Mortgage refinance rates sit at 6.47% for a 30-year fixed-rate home loan, based on the most recent Zillow data reviewed by Fortune as of June 29, 2026. That leaves borrowers deciding whether the savings are large enough to offset the fees, credit checks, and lender scrutiny that come with replacing an existing loan.
Zillow's 6.47% benchmark
6.47% is the current average refinance rate on a 30-year fixed-rate home loan, the clearest benchmark in the latest readout. Fortune’s review of Zillow data points to a market where refinancing is possible, but not automatically attractive, because the refinance process still requires a credit profile review, income verification, and debt-to-income ratio checks.

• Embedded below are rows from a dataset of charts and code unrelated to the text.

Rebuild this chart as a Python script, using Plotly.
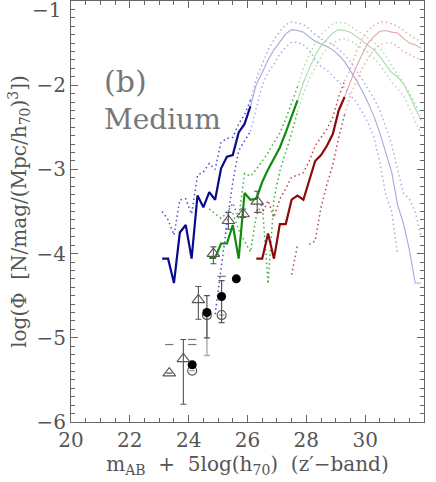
import plotly.graph_objects as go

# magnitude grid shared by the model curves
mag = [23.1, 23.3, 23.5, 23.7, 23.9, 24.1, 24.3, 24.5, 24.7, 24.9,
       25.1, 25.3, 25.5, 25.7, 25.9, 26.1, 26.3, 26.5, 26.7, 26.9,
       27.1, 27.3, 27.5, 27.7, 27.9, 28.1, 28.3, 28.5, 28.7, 28.9,
       29.1, 29.3, 29.5, 29.7, 29.9, 30.1, 30.3, 30.5, 30.7, 30.9,
       31.1, 31.3, 31.5, 31.7, 31.9]
N = None

blue_mid = [-4.06, -4.06, -4.35, -3.75, -3.66, -4.06, -3.31, -3.45, -3.27, -3.36,
            -2.99, -2.85, -2.83, -2.56, -2.46, -2.25, -1.99, -1.85, -1.70, -1.58,
            -1.48, -1.39, -1.34, -1.35, -1.37, -1.42, -1.48, -1.51, -1.54, -1.58,
            -1.64, -1.72, -1.83, -1.94, -2.07, -2.21, -2.37, -2.57, -2.80, -3.03,
            -3.42, -3.64, -3.95, -4.35, -4.35]
blue_hi = [-3.50, -3.60, -3.78, -3.36, -3.35, -3.53, -3.07, -3.03, -2.93, -3.00,
           -2.68, -2.63, -2.62, -2.46, -2.35, -2.18, -1.92, -1.75, -1.58, -1.46,
           -1.36, -1.28, -1.25, -1.26, -1.28, -1.33, -1.40, -1.45, -1.48, -1.52,
           -1.57, -1.64, -1.72, -1.82, -1.93, -2.05, -2.16, -2.30, -2.50, -2.70,
           -3.00, -3.28, -3.35, -3.50, -3.80]
blue_lo = [N, N, N, N, N, N, N, N, N, -4.72,
           -4.15, -3.65, -3.15, -2.78, -2.66, -2.55, -2.27, -2.00, -1.85, -1.75,
           -1.63, -1.55, -1.49, -1.49, -1.52, -1.58, -1.70, -1.78, -1.82, -1.89,
           -1.95, -2.03, -2.12, -2.20, -2.32, -2.45, -2.62, -2.92, -3.30, -3.50,
           -4.00, N, N, N, N]

green_mid = [N, N, N, N, N, N, N, N, -4.05, -4.05,
             -3.88, -3.88, -3.66, -4.06, -3.28, -3.36, -3.35, -3.15, -3.00, -2.87,
             -2.74, -2.56, -2.37, -2.18, -1.97, -1.80, -1.65, -1.53, -1.46, -1.38,
             -1.34, -1.35, -1.37, -1.42, -1.48, -1.52, -1.58, -1.66, -1.75, -1.85,
             -1.90, -1.98, -2.12, -2.26, -2.42]
green_hi = [N, N, N, N, N, N, N, N, -3.47, -3.52,
            -3.58, -3.52, -3.40, -3.58, -3.05, -3.08, -3.00, -2.90, -2.80, -2.68,
            -2.57, -2.40, -2.20, -2.02, -1.80, -1.64, -1.50, -1.40, -1.33, -1.27,
            -1.25, -1.26, -1.30, -1.35, -1.40, -1.44, -1.49, -1.56, -1.65, -1.77,
            -1.87, -1.97, -2.09, -2.22, -2.35]
green_lo = [N, N, N, N, N, N, N, N, N, N,
            N, N, -3.52, -3.72, -3.85, -3.98, -3.55, -3.40, -4.36, -3.35,
            -3.02, -2.80, -2.57, -2.32, -2.10, -1.92, -1.78, -1.66, -1.57, -1.50,
            -1.46, -1.45, -1.47, -1.52, -1.57, -1.61, -1.68, -1.76, -1.86, -1.96,
            -2.04, -2.12, -2.27, -2.42, -2.58]

red_mid = [N, N, N, N, N, N, N, N, N, N,
           N, N, N, N, N, N, -4.06, -4.06, -3.76, -4.06,
           -3.65, -3.65, -3.36, -3.31, -3.36, -3.13, -2.90, -2.83, -2.72, -2.58,
           -2.30, -2.14, -1.95, -1.78, -1.63, -1.50, -1.42, -1.36, -1.35, -1.37,
           -1.38, -1.44, -1.50, -1.52, -1.56]
red_hi = [N, N, N, N, N, N, N, N, N, N,
          N, N, N, N, N, N, -3.48, -3.52, -3.37, -3.57,
          -3.35, -3.23, -3.09, -3.07, -3.04, -2.90, -2.72, -2.62, -2.52, -2.38,
          -2.14, -1.95, -1.80, -1.60, -1.45, -1.35, -1.29, -1.25, -1.25, -1.27,
          -1.30, -1.35, -1.40, -1.45, -1.48]
red_lo = [N, N, N, N, N, N, N, N, N, N,
          N, N, N, N, N, N, N, N, N, N,
          N, N, -4.25, -3.90, N, -3.89, -3.85, -3.45, -3.18, -2.95,
          -2.62, -2.35, -2.12, -1.95, -1.80, -1.68, -1.58, -1.52, -1.50, -1.50,
          -1.54, -1.60, -1.64, -1.67, -1.70]

# observed points
tri_x = [23.34, 23.82, 24.33, 24.84, 25.35, 25.85, 26.33]
tri_y = [-5.42, -5.25, -4.55, -4.00, -3.61, -3.53, -3.38]
tri_up = [0.0, 0.23, 0.16, 0.08, 0.10, 0.06, 0.12]
tri_dn = [0.0, 0.54, 0.23, 0.12, 0.10, 0.04, 0.13]

fill_x = [24.12, 24.62, 25.12, 25.62]
fill_y = [-5.32, -4.70, -4.51, -4.30]
fill_up = [0.0, 0.20, 0.19, 0.0]
fill_dn = [0.0, 0.30, 0.31, 0.0]

open_x = [24.12, 24.62, 25.12]
open_y = [-5.39, -4.73, -4.73]
open_up = [0.0, 0.0, 0.0]
open_dn = [0.0, 0.48, 0.0]

dash_x = [23.34, 24.12, 24.12, 25.12]
dash_y = [-5.08, -5.02, -5.08, -4.27]

# where the measured part of each curve ends
cut = {"blue": 26.1, "green": 27.7, "red": 29.3}
colors = {
    "blue": ("#0a0a8c", "#a6a6e0", "#4a4ad0", "#a8a8e4"),
    "green": ("#0e8c0e", "#a8dca8", "#3caa3c", "#a8dca8"),
    "red": ("#8c0a0a", "#e0a8a8", "#b84848", "#e2a8a8"),
}
curves = {
    "blue": (blue_mid, blue_hi, blue_lo),
    "green": (green_mid, green_hi, green_lo),
    "red": (red_mid, red_hi, red_lo),
}
DOT = "1.5px,3px"


def split(ys, c):
    a = [y if x <= c + 1e-6 else None for x, y in zip(mag, ys)]
    b = [y if x >= c - 1e-6 else None for x, y in zip(mag, ys)]
    return a, b


fig = go.Figure()

for name, (mid, hi, lo) in curves.items():
    dark, light, ddot, ldot = colors[name]
    c = cut[name]
    for band in (hi, lo):
        a, b = split(band, c)
        fig.add_trace(go.Scatter(x=mag, y=b, mode="lines",
                                 line=dict(color=ldot, width=1.4, dash=DOT)))
        fig.add_trace(go.Scatter(x=mag, y=a, mode="lines",
                                 line=dict(color=ddot, width=1.5, dash=DOT)))
    a, b = split(mid, c)
    fig.add_trace(go.Scatter(x=mag, y=b, mode="lines",
                             line=dict(color=light, width=1.1)))
    fig.add_trace(go.Scatter(x=mag, y=a, mode="lines",
                             line=dict(color=dark, width=2.2)))

fig.add_trace(go.Scatter(
    x=open_x, y=open_y, mode="markers",
    marker=dict(symbol="circle-open", size=9, color="#555",
                line=dict(width=1.1, color="#555")),
    error_y=dict(type="data", symmetric=False, array=open_up,
                 arrayminus=open_dn, color="#aaaaaa", thickness=1.4, width=3)))
fig.add_trace(go.Scatter(
    x=fill_x, y=fill_y, mode="markers",
    marker=dict(symbol="circle", size=9, color="black"),
    error_y=dict(type="data", symmetric=False, array=fill_up,
                 arrayminus=fill_dn, color="#555", thickness=1.2, width=3)))
fig.add_trace(go.Scatter(
    x=tri_x, y=tri_y, mode="markers",
    marker=dict(symbol="triangle-up-open", size=11, color="#555",
                line=dict(width=1.1, color="#555")),
    error_y=dict(type="data", symmetric=False, array=tri_up,
                 arrayminus=tri_dn, color="#555", thickness=1.1, width=3)))
fig.add_trace(go.Scatter(
    x=dash_x, y=dash_y, mode="markers",
    marker=dict(symbol="line-ew", size=6, line=dict(width=1.2, color="#777"))))

tickfont = dict(family="DejaVu Serif", size=20, color="#555")
axis = dict(showline=True, linecolor="#666", linewidth=1, mirror="allticks",
            ticks="inside", ticklen=7, tickcolor="#666", showgrid=False,
            zeroline=False, tickfont=tickfont, automargin=False)
sp = "\u00a0\u00a0"

fig.update_layout(
    width=436, height=482,
    margin=dict(l=71, r=12, t=1, b=60),
    plot_bgcolor="white", paper_bgcolor="white",
    showlegend=False,
    xaxis=dict(axis, range=[20, 32], tickvals=[20, 22, 24, 26, 28, 30, 32],
               minor=dict(dtick=0.5, ticklen=4, ticks="inside", tickcolor="#666"),
               title=dict(text="m<sub>AB</sub>" + sp + "+" + sp + "5log(h<sub>70</sub>)"
                               + sp + "(z\u2032\u2212band)",
                          font=dict(family="DejaVu Serif", size=20, color="#555"),
                          standoff=5)),
    yaxis=dict(axis, range=[-6, -1], tickvals=[-6, -5, -4, -3, -2],
               minor=dict(dtick=0.1, ticklen=4, ticks="inside", tickcolor="#666"),
               title=dict(text="log(\u03a6" + sp + "[N/mag/(Mpc/h<sub>70</sub>)<sup>3</sup>])",
                          font=dict(family="DejaVu Serif", size=20, color="#555"),
                          standoff=4)),
    annotations=[
        dict(x=0, xref="paper", y=-1, yref="y", text="\u22121", showarrow=False,
             xanchor="right", yanchor="middle", xshift=-8, yshift=-9,
             font=tickfont),
        dict(x=21.05, y=-1.72, text="(b)", showarrow=False, xanchor="left",
             yanchor="top", font=dict(family="DejaVu Serif", size=30, color="#777")),
        dict(x=21.05, y=-2.19, text="Medium", showarrow=False, xanchor="left",
             yanchor="top", font=dict(family="DejaVu Serif", size=28, color="#777")),
    ],
)

# the page body has a default 8px margin; drop it so the figure sits at 0,0
fig.write_html("out.html", post_script="document.body.style.margin='0';",
               config={"displayModeBar": False})
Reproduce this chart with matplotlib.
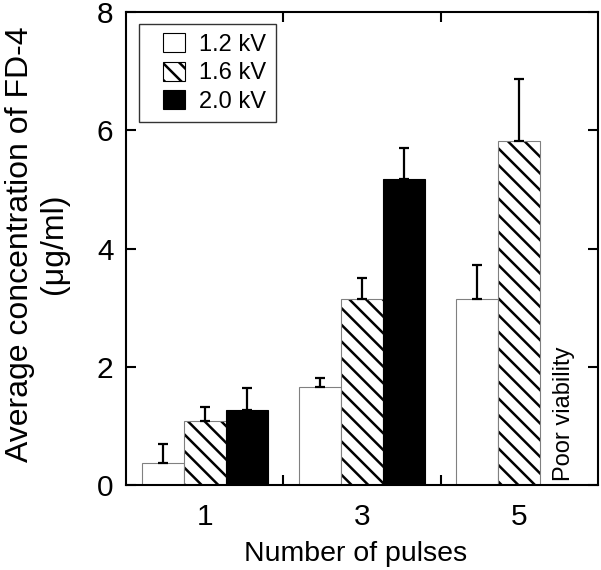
import numpy as np
import matplotlib
matplotlib.use("Agg")
from matplotlib import pyplot as plt
from matplotlib.patches import Patch, Rectangle
from matplotlib.legend_handler import HandlerPatch

plt.rcParams['font.family'] = ['Liberation Sans', 'DejaVu Sans']
plt.rcParams['hatch.linewidth'] = 1.8

pulses = ['1', '3', '5']
labels = ['1.2 kV', '1.6 kV', '2.0 kV']
# mean values per voltage (2.0 kV at 5 pulses: poor viability, no bar)
kv12 = [0.38, 1.65, 3.15]
kv16 = [1.09, 3.14, 5.81]
kv20 = [1.27, 5.17, np.nan]
# upper error bars
err12 = [0.31, 0.16, 0.57]
err16 = [0.23, 0.36, 1.05]
err20 = [0.37, 0.53, np.nan]

fig = plt.figure(figsize=(6.01, 5.70), dpi=100)
ax = fig.add_axes([126 / 601, 85 / 570, 472 / 601, 473 / 570])

x = np.arange(len(pulses))
w = 0.267
styles = [
    dict(color='white', edgecolor='#808080', linewidth=0.8),
    dict(color='white', edgecolor='#808080', linewidth=0.8, hatch='\\\\'),
    dict(color='black', edgecolor='black', linewidth=0.8),
]
series = [kv12, kv16, kv20]
errs = [err12, err16, err20]

for i, (vals, err, st) in enumerate(zip(series, errs, styles)):
    pos = x + (i - 1) * w
    ax.bar(pos, vals, w, **st)
    lower = np.zeros(len(err))
    ax.errorbar(pos, vals, yerr=[lower, err], fmt='none', ecolor='black',
                elinewidth=1.6, capsize=3.5, capthick=1.6)

# hatch lines black, outline stays grey
for p in ax.patches:
    if p.get_hatch():
        p._hatch_color = (0, 0, 0, 1)

ax.text(2.284, 0.07, 'Poor viability', rotation=90, ha='center',
        va='bottom', fontsize=17)

ax.set_xlim(-0.5, 2.5)
ax.set_ylim(0, 8)
ax.set_xticks(x)
ax.set_xticklabels(pulses)
ax.set_xticks([0.5, 1.5], minor=True)
ax.set_yticks([0, 2, 4, 6, 8])
ax.tick_params(axis='x', which='major', length=0, pad=13, labelsize=21.5)
ax.tick_params(axis='x', which='minor', direction='in', length=7, width=1.5,
               top=True, bottom=True)
ax.tick_params(axis='y', which='major', direction='in', length=7, width=1.5,
               right=True, labelsize=21.5, pad=9)
for s in ax.spines.values():
    s.set_linewidth(1.5)

ax.set_xlabel('Number of pulses', fontsize=20.5)
ax.xaxis.set_label_coords(0.486, -0.118)
ax.set_ylabel('Average concentration of FD-4\n(\u03bcg/ml)', fontsize=23,
              linespacing=1.15)
ax.yaxis.label.set_va('center')
ax.yaxis.set_label_coords(-0.189, 0.51)


def offset_box(legend, orig_handle, xdescent, ydescent, width, height, fontsize):
    # square sits on the right side of the handle area
    bw = 15.8
    return Rectangle((width - xdescent - bw, -ydescent), bw, height)


handles = [Patch(facecolor='white', edgecolor='black', linewidth=0.8),
           Patch(facecolor='white', edgecolor='black', linewidth=0.8, hatch='\\\\'),
           Patch(facecolor='black', edgecolor='black', linewidth=0.8)]
leg = ax.legend(handles, labels, loc='upper left', fontsize=17,
                bbox_to_anchor=(0.0275, 0.975), frameon=True, fancybox=False,
                edgecolor='black', handlelength=1.55, handleheight=0.85,
                labelspacing=0.25, handletextpad=0.6, borderpad=0.4,
                borderaxespad=0,
                handler_map={Patch: HandlerPatch(patch_func=offset_box)})
leg.get_frame().set_linewidth(1.0)

fig.savefig('out.png', dpi=100)
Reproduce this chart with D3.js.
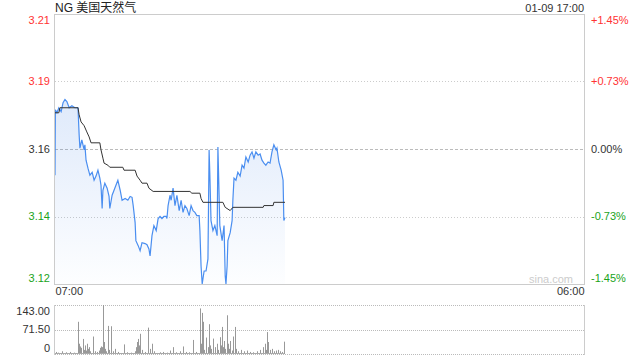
<!DOCTYPE html>
<html>
<head>
<meta charset="utf-8">
<script src="https://cdn.jsdelivr.net/npm/d3@7"></script>
<style>
  body { margin: 0; background: #fff; }
  svg { display: block; font-family: "Liberation Sans", Arial, "Noto Sans CJK SC", sans-serif; }
</style>
</head>
<body>
<div id="container"></div>
<script>
// price line (minute data)
const priceTimes = ['07:00','07:01','07:05','07:10','07:16','07:21','07:26','07:31','07:37','07:44','07:52','08:00','08:03','08:05','08:10','08:16','08:18','08:21','08:26','08:31','08:37','08:42','08:47','08:52','08:57','09:00','09:03','09:05','09:10','09:16','09:21','09:23','09:29','09:34','09:39','09:44','09:50','09:55','10:03','10:10','10:16','10:21','10:24','10:29','10:31','10:37','10:42','10:47','10:55','11:00','11:05','11:08','11:13','11:18','11:24','11:29','11:34','11:39','11:44','11:50','11:52','11:55','12:00','12:03','12:08','12:13','12:18','12:24','12:29','12:34','12:39','12:44','12:50','12:55','13:00','13:05','13:10','13:16','13:18','13:21','13:24','13:29','13:34','13:39','13:42','13:44','13:47','13:52','13:57','14:03','14:05','14:10','14:16','14:21','14:24','14:26','14:29','14:31','14:37','14:42','14:44','14:47','14:52','14:57','15:03','15:08','15:13','15:18','15:24','15:29','15:34','15:39','15:44','15:50','15:55','16:00','16:05','16:10','16:16','16:21','16:26','16:31','16:37','16:39','16:44','16:50','16:55','16:57','17:00']
const prices = [3.1511,3.1733,3.1723,3.1740,3.1727,3.1757,3.1768,3.1761,3.1740,3.1747,3.1740,3.1740,3.1648,3.1603,3.1631,3.1597,3.1614,3.1562,3.1535,3.1511,3.1521,3.1494,3.1508,3.1528,3.1501,3.1477,3.1398,3.1460,3.1484,3.1467,3.1439,3.1398,3.1443,3.1460,3.1477,3.1494,3.1460,3.1426,3.1432,3.1426,3.1439,3.1436,3.1408,3.1350,3.1289,3.1272,3.1255,3.1282,3.1279,3.1275,3.1261,3.1237,3.1306,3.1340,3.1323,3.1364,3.1371,3.1364,3.1371,3.1371,3.1364,3.1408,3.1443,3.1426,3.1467,3.1408,3.1443,3.1391,3.1426,3.1385,3.1408,3.1398,3.1374,3.1408,3.1391,3.1385,3.1374,3.1374,3.1323,3.1203,3.1142,3.1186,3.1186,3.1227,3.1597,3.1511,3.1357,3.1323,3.1340,3.1306,3.1607,3.1340,3.1289,3.1340,3.1169,3.1142,3.1203,3.1289,3.1316,3.1357,3.1426,3.1501,3.1494,3.1521,3.1508,3.1545,3.1535,3.1573,3.1556,3.1579,3.1590,3.1569,3.1590,3.1579,3.1583,3.1562,3.1552,3.1545,3.1556,3.1552,3.1590,3.1614,3.1597,3.1603,3.1556,3.1528,3.1494,3.1357,3.1367]

// average price line
const avgTimes = ['07:00','07:10','07:13','08:00','08:03','08:08','08:16','08:23','08:29','08:34','08:57','09:00','09:05','09:08','09:18','09:23','09:57','10:00','10:29','10:34','10:42','10:47','11:00','11:05','11:16','12:52','12:57','13:18','13:21','13:26','14:18','14:24','14:37','14:44','16:03','16:05','16:29','16:31','17:00']
const avgPrices = [3.1723,3.1723,3.1740,3.1740,3.1716,3.1692,3.1679,3.1658,3.1641,3.1621,3.1621,3.1597,3.1569,3.1552,3.1545,3.1538,3.1538,3.1528,3.1528,3.1508,3.1494,3.1484,3.1484,3.1467,3.1456,3.1456,3.1450,3.1450,3.1432,3.1419,3.1419,3.1402,3.1391,3.1402,3.1402,3.1408,3.1408,3.1419,3.1419]

// volume bars
const volTimes = ['07:03','07:08','07:18','07:29','07:39','07:50','08:00','08:03','08:05','08:08','08:13','08:16','08:18','08:21','08:23','08:26','08:29','08:31','08:39','08:44','08:50','08:55','08:57','09:00','09:03','09:05','09:08','09:10','09:13','09:18','09:21','09:26','09:31','09:37','09:44','10:00','10:08','10:18','10:29','10:31','10:34','10:37','10:39','10:42','10:47','10:55','11:03','11:08','11:13','11:18','11:34','11:42','11:52','12:00','12:08','12:16','12:26','12:34','12:42','12:50','13:00','13:08','13:18','13:21','13:24','13:26','13:29','13:34','13:39','13:42','13:44','13:47','13:52','13:57','14:03','14:05','14:10','14:13','14:16','14:18','14:21','14:24','14:29','14:31','14:34','14:37','14:42','14:44','14:50','14:52','14:57','15:05','15:13','15:21','15:29','15:37','15:47','15:55','16:03','16:08','16:10','16:13','16:16','16:21','16:26','16:31','16:37','16:42','16:47','16:52','16:57']
const volumes = [6,4,8,5,6,4,94,30,22,18,44,12,25,10,30,15,20,8,51,8,6,10,18,22,20,143,35,15,8,82,12,81,8,15,6,28,5,4,8,20,35,44,25,59,12,6,77,15,30,8,5,6,4,10,20,5,8,22,6,5,41,6,133,30,120,94,12,48,20,87,25,15,45,20,30,12,49,25,79,20,38,15,113,30,15,38,10,51,79,15,8,12,8,10,6,5,8,12,20,30,12,64,35,12,15,8,10,12,8,6,36]

const prevClose = 3.16
const pctTicks = [1.45, 0.73, 0, -0.73, -1.45]
const priceLabels = ['3.21', '3.19', '3.16', '3.14', '3.12']
const volTicks = [143, 71.5, 0]
const title = 'NG 美国天然气'
const stamp = '01-09 17:00'
const sessionStart = '2025-01-09 07:00'
const sessionEnd = '2025-01-10 06:00'

const w = 640
const h = 360
const x0 = 55, x1 = 584
const pTop = 14, pBottom = 284
const vTop = 305, vBottom = 354
const red = '#f33', green = '#1aa31a', dark = '#333'

const svg = d3.select('#container')
              .append('svg')
              .attr('width', w)
              .attr('height', h)

const parseFull = d3.timeParse('%Y-%m-%d %H:%M')
const parseT = t => parseFull('2025-01-09 ' + t)

// Scales
const xScale = d3.scaleTime()
                 .domain([parseFull(sessionStart), parseFull(sessionEnd)])
                 .range([x0, x1])
const lo = prevClose * (1 - 0.0145), hi = prevClose * (1 + 0.0145)
const yScale = d3.scaleLinear().domain([lo, hi]).range([pBottom, pTop])
const vScale = d3.scaleLinear().domain([0, 143]).range([vBottom, vTop])

const tickPrices = pctTicks.map(p => prevClose * (1 + p / 100))
const signColor = p => p > 0 ? red : (p < 0 ? green : dark)

// gradient for the area
const grad = svg.append('defs').append('linearGradient')
  .attr('id', 'fill').attr('gradientUnits', 'userSpaceOnUse')
  .attr('x1', 0).attr('x2', 0).attr('y1', 95).attr('y2', pBottom)
grad.append('stop').attr('offset', 0).attr('stop-color', '#3d7fe6').attr('stop-opacity', 0.17)
grad.append('stop').attr('offset', 1).attr('stop-color', '#3d7fe6').attr('stop-opacity', 0.01)

// grid lines
svg.append('g').selectAll('line')
   .data(pctTicks.filter(p => Math.abs(p) < 1.45))
   .enter().append('line')
   .attr('x1', x0).attr('x2', x1)
   .attr('y1', d => Math.round(yScale(prevClose * (1 + d / 100))) + 0.5)
   .attr('y2', d => Math.round(yScale(prevClose * (1 + d / 100))) + 0.5)
   .attr('stroke', d => d === 0 ? '#bbb' : '#ccc')
   .attr('stroke-dasharray', d => d === 0 ? '3,2' : '1,2')

svg.append('g').selectAll('line')
   .data(volTicks)
   .enter().append('line')
   .attr('x1', x0).attr('x2', x1)
   .attr('y1', d => Math.round(vScale(d)) + 0.5)
   .attr('y2', d => Math.round(vScale(d)) + 0.5)
   .attr('stroke', '#bbb')
   .attr('stroke-dasharray', '1,1')

// area + price line
const pts = priceTimes.map((t, i) => [parseT(t), prices[i]])
const area = d3.area().x(d => xScale(d[0])).y0(pBottom).y1(d => yScale(d[1]))
const line = d3.line().x(d => xScale(d[0])).y(d => yScale(d[1]))
svg.append('path').attr('d', area(pts)).attr('fill', 'url(#fill)')
svg.append('path').attr('d', line(pts))
   .attr('fill', 'none').attr('stroke', '#4a8ef0').attr('stroke-width', 1.2)

const avgPts = avgTimes.map((t, i) => [parseT(t), avgPrices[i]])
svg.append('path').attr('d', line(avgPts))
   .attr('fill', 'none').attr('stroke', '#333').attr('stroke-width', 1)

// volume bars
svg.append('g').selectAll('line')
   .data(volTimes.map((t, i) => [parseT(t), volumes[i]]))
   .enter().append('line')
   .attr('x1', d => Math.round(xScale(d[0])) + 0.5)
   .attr('x2', d => Math.round(xScale(d[0])) + 0.5)
   .attr('y1', vBottom)
   .attr('y2', d => vScale(d[1]))
   .attr('stroke', '#999')
svg.append('line')
   .attr('x1', x0).attr('x2', d3.max(volTimes, t => xScale(parseT(t))))
   .attr('y1', vBottom - 0.5).attr('y2', vBottom - 0.5)
   .attr('stroke', '#aaa')

// borders
svg.append('rect').attr('x', x0 - 0.5).attr('y', pTop + 0.5)
   .attr('width', x1 - x0 + 1).attr('height', pBottom - pTop)
   .attr('fill', 'none').attr('stroke', '#ccc')
svg.append('line').attr('x1', x0 - 0.5).attr('x2', x0 - 0.5).attr('y1', vTop).attr('y2', vBottom + 1).attr('stroke', '#ccc')
svg.append('line').attr('x1', x1 + 0.5).attr('x2', x1 + 0.5).attr('y1', vTop).attr('y2', vBottom + 1).attr('stroke', '#ccc')

// Axis
const clampY = (y, a, b) => Math.min(Math.max(y, a + 6), b - 6)

const yLeft = svg.append('g')
   .attr('transform', 'translate(' + (x0 - 1) + ',0)')
   .call(d3.axisLeft(yScale).tickValues(tickPrices)
            .tickFormat((d, i) => priceLabels[i]).tickSize(0).tickPadding(4))
const yRight = svg.append('g')
   .attr('transform', 'translate(' + (x1 + 1) + ',0)')
   .call(d3.axisRight(yScale).tickValues(tickPrices)
            .tickFormat((d, i) => (pctTicks[i] > 0 ? '+' : '') + pctTicks[i].toFixed(2) + '%')
            .tickSize(0).tickPadding(6))
;[yLeft, yRight].forEach(g => {
  g.select('.domain').remove()
  g.selectAll('.tick')
   .attr('transform', d => 'translate(0,' + clampY(yScale(d), pTop, pBottom) + ')')
   .select('text')
   .attr('fill', (d, i) => signColor(pctTicks[i]))
   .style('font-size', '11px')
})

const vAxis = svg.append('g')
   .attr('transform', 'translate(' + (x0 - 1) + ',0)')
   .call(d3.axisLeft(vScale).tickValues(volTicks)
            .tickFormat(d => d === 0 ? '0' : d.toFixed(2)).tickSize(0).tickPadding(4))
vAxis.select('.domain').remove()
vAxis.selectAll('.tick')
   .attr('transform', d => 'translate(0,' + clampY(vScale(d), vTop, vBottom) + ')')
   .select('text').attr('fill', dark).style('font-size', '11px')

const xAxis = svg.append('g')
   .attr('transform', 'translate(0,' + pBottom + ')')
   .call(d3.axisBottom(xScale).tickValues(xScale.domain())
            .tickFormat(d3.timeFormat('%H:%M')).tickSize(0).tickPadding(3))
xAxis.select('.domain').remove()
xAxis.selectAll('.tick text')
   .attr('text-anchor', (d, i) => i === 0 ? 'start' : 'end')
   .attr('fill', dark).style('font-size', '11px')

// texts
svg.append('text').attr('x', x0).attr('y', 12)
   .attr('fill', '#222').style('font-size', '12px').text(title)
svg.append('text').attr('x', x1).attr('y', 12).attr('text-anchor', 'end')
   .attr('fill', dark).style('font-size', '11px').text(stamp)
svg.append('text').attr('x', 573).attr('y', 283).attr('text-anchor', 'end')
   .attr('fill', '#ccc').style('font-size', '11px').text('sina.com')
</script>
</body>
</html>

1 percentage point is the common hurdle many borrowers use before refinancing starts to look worthwhile. A borrower usually wants a new rate that is at least a full point below the old one, since refinancing is not free and the upfront costs can erase a small monthly gain.
Federal Reserve cuts left rates elevated
Near 7% was where 30-year fixed-rate mortgage rates stayed after the Federal Reserve’s late-2024 cuts to the federal funds rate. Some observers had hoped that easier policy would pull borrowing costs down faster, but the market kept most refinance pricing elevated, which slowed the number of homeowners who could actually lock in meaningful savings.
82.8% of homeowners with mortgages had rates below 6% in the third quarter of 2024, a reminder of how many households were already sitting on cheaper debt. That gap helps explain why a 6.47% refinance benchmark still leaves many owners on the sidelines: for them, a refinance into a higher or even similar rate would not do much except add costs.
From 20% equity to loan-term changes
20% equity is generally the floor for a cash-out refinance, and that requirement narrows the pool further. Homeowners who meet it can tap cash they can use however they please, but they also take on another layer of underwriting and a new payment structure that has to clear the lender’s checks.
15-year borrowers can also use refinancing to reset the term, including moving to a 30-year mortgage if the budget is stretched. That can lower the monthly payment even when the rate does not look especially low, but the tradeoff is a longer payoff period and more interest over time.
End of February near 6.5%
6.5% was the level mortgage rates approached toward the end of February, before ticking upward in March 2026 after Operation Epic Fury in Iran began at the end of February. Rates briefly looked as if they would drop again in June 2026 after the U.S. and Iran announced a ceasefire, but the latest refinance reading still settles at 6.47% rather than much lower.
What homeowners need now is a rate move large enough to clear both the savings threshold and the refinance costs. If the next Zillow readout pushes meaningfully below 6.47%, the math improves; if it does not, many borrowers will keep the loans they already have and wait for a better entry point.